Do Ho Suh, Home within Home within Home within Home within Home, 2013, Installation view of “Hanjin Shipping The Box Project: Do Ho Suh,” at National Museum of Modern and Contemporary Art Korea, Seoul ©MMCA
The work on homes led to large textile sculptures that reconstructed the surfaces of the artist’s homes in Korea, Rhode Island, Berlin, London, and New York. Suh is interested in the malleability of space in both its physical and metaphorical forms, and examines how the body relates to, inhabits, and interacts with that space.
He is particularly interested in domestic space and the way the concept of home can be articulated through architecture that has a specific location, form, and history. For Suh, the spaces we inhabit also contain psychological energy, and in his work he makes visible those markers of memories, personal experiences, and a sense of security, regardless of geographic location.
The home series, which are made of fabric that mimics the details of the interior and exterior of the artist’s own home, a private space in which he lived, are transferred to the public space of the museum and become a space for others to come and go. For him, home is a very private space, but also a social space where individuals relate to each other, and it is a hybrid space where past and present, East and West are mixed.
Do Ho Suh, 348 West 22nd Street, New York, NY 10011, USA–Apt.

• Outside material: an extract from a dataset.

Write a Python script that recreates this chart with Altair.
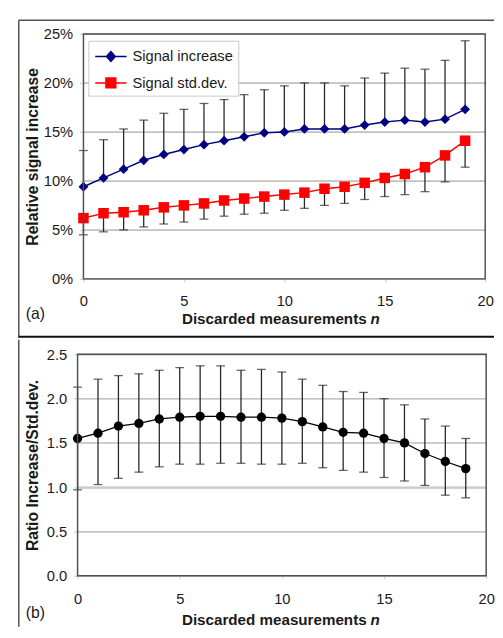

A, Corridor and Staircase, 2012 ©Do Ho Suh
“You change the space you live in, but the memories of the place you lived in seem to lodge deep in your mind like a spider’s web. Like a snail leaving its home, it carries its memories with it to another place. I thought that using silk, like silver thread, would be a good way to show the character of the open space, such as the soft light shining through the window coverings. The same goes for the light switches and outlets. The light switches are different in New York and Seoul, and I felt that I needed to show these things exactly so that I could remind myself of the space.” (LUXURY Magazine, interview with Do Ho Suh, May 2012)

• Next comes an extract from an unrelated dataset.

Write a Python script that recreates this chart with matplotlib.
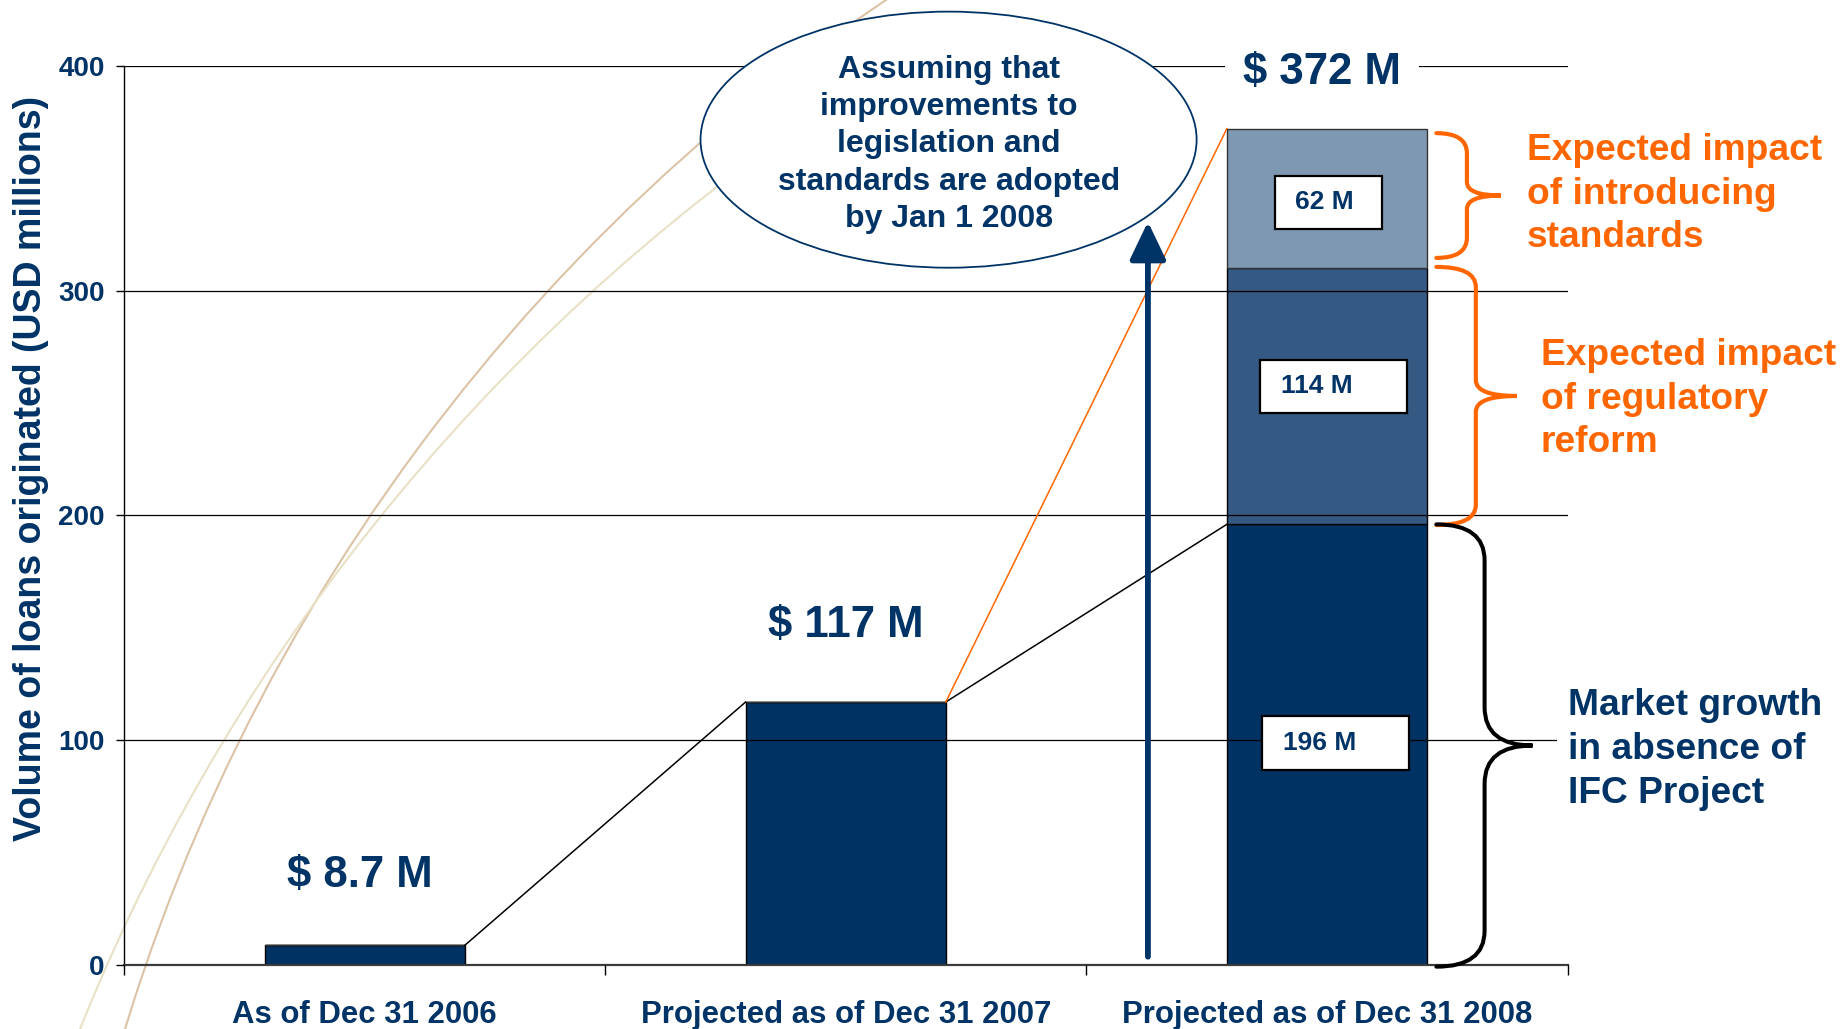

Artist Do Ho Suh. Photo: Daniel Dorsa ©Museum of Contemporary Art Australia
Suh received a B.F.A. in painting from Rhode Island School of Design in 1994 and an M.F.A. in sculpture from Yale University in 1997. Solo exhibitions of his work have recently been organized at Museum of Contemporary Art Australia, Sydney, Australia (2022); Buk-Seoul Museum of Art, Seoul, South Korea (2021); Bloomberg SPACE, London, United Kingdom (2021); Los Angeles County Museum of Art, Los Angeles, CA (2019), and he will have a solo exhibition at Tate Modern, London, in May 2025. Since April this year, he has been exhibiting his installation Public Figures at the Smithsonian’s National Museum of Asian Art (NMAA)’s Freer Plaza, Washington, D.C., USA.
Recent group exhibitions in which he has participated include “The Shape of Time: Korean Art after 1989” (2023) at the Philadelphia Museum of Art, Philadelphia, Pennsylvania, USA; “UNBUILD: a site of possibility” (2023) at Drawing Room, London, and has been invited to show his work at various biennials, including the Singapore Biennale (2019), Venice Biennale (2018), Gwangju Biennale (2012), Liverpool Biennale (2010), Venice Architecture Biennale (2010), Istanbul Biennale (2003), Sydney Biennale (2002).
Suh’s work is in numerous international public and private collections, including the Museum of Modern Art, New York; Whitney Museum of American Art, New York; Guggenheim Museum, New York; Los Angeles County Museum of Art; Tate Modern, London; Leeum Museum of Art, Seoul; Art Sonje Center, Seoul; Mori Art Museum, Tokyo; and 21st Century Museum of Contemporary Art, Kanazawa.